A baby-boomer generation of middle-class West Germans, raised in the shadow of their nation's 1930s-40s authoritarian horrors, were deeply ashamed of their country's Nazi past. As young Germans came of age in the 1960s, another phenomenon was at play: people were learning to make movies, in film schools, cinema societies, ideologically-driven groups. The art form was seen as inherently political in its subtexts and vision of the world, and useful for challenging entrenched power and raising the stature of the working class.
A dynamic documentary, A German Youth, ingeniously shows us how film and politics came together in a fraught run-up to the domestic terrorism of a notorious, West German radical terrorist organization called the Red Army Faction, better known as the Baader Meinhof Gang. Named after its two most famous members, agitator Andreas Baader and (more famously) newspaper columnist Ulrike Meinhof, the small organization felt dismissed by the public and political establishment, the latter made up of older people with previous Nazi ties.

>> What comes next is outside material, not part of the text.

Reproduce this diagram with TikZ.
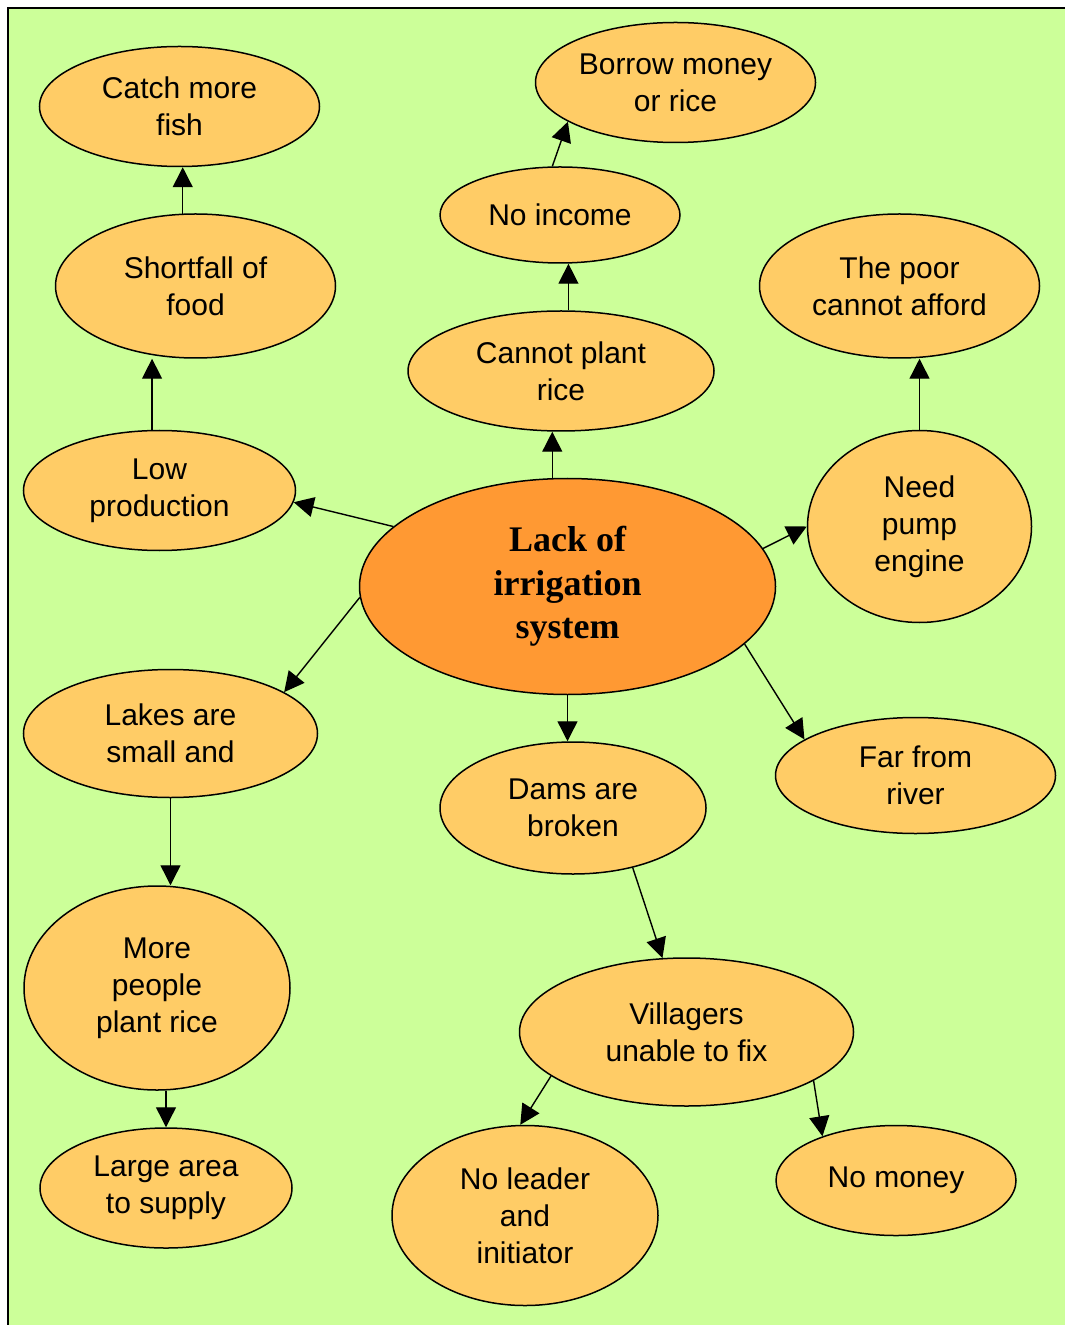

At its worst, in 1972, Baader Meinhof set off a wave of bombs, killing five and wounding 65. German security forces eventually captured or killed all members of the gang, with the treatment of several in prison causing controversy. A German Youth tells a complex narrative about how the group came together, and how the role of the film (some of it of their own making, some from contemporaneous television documentaries, and more) contributed to Baader Meinhof's sense of bloody mission. Strongly recommended. Aud: J, H, C, P.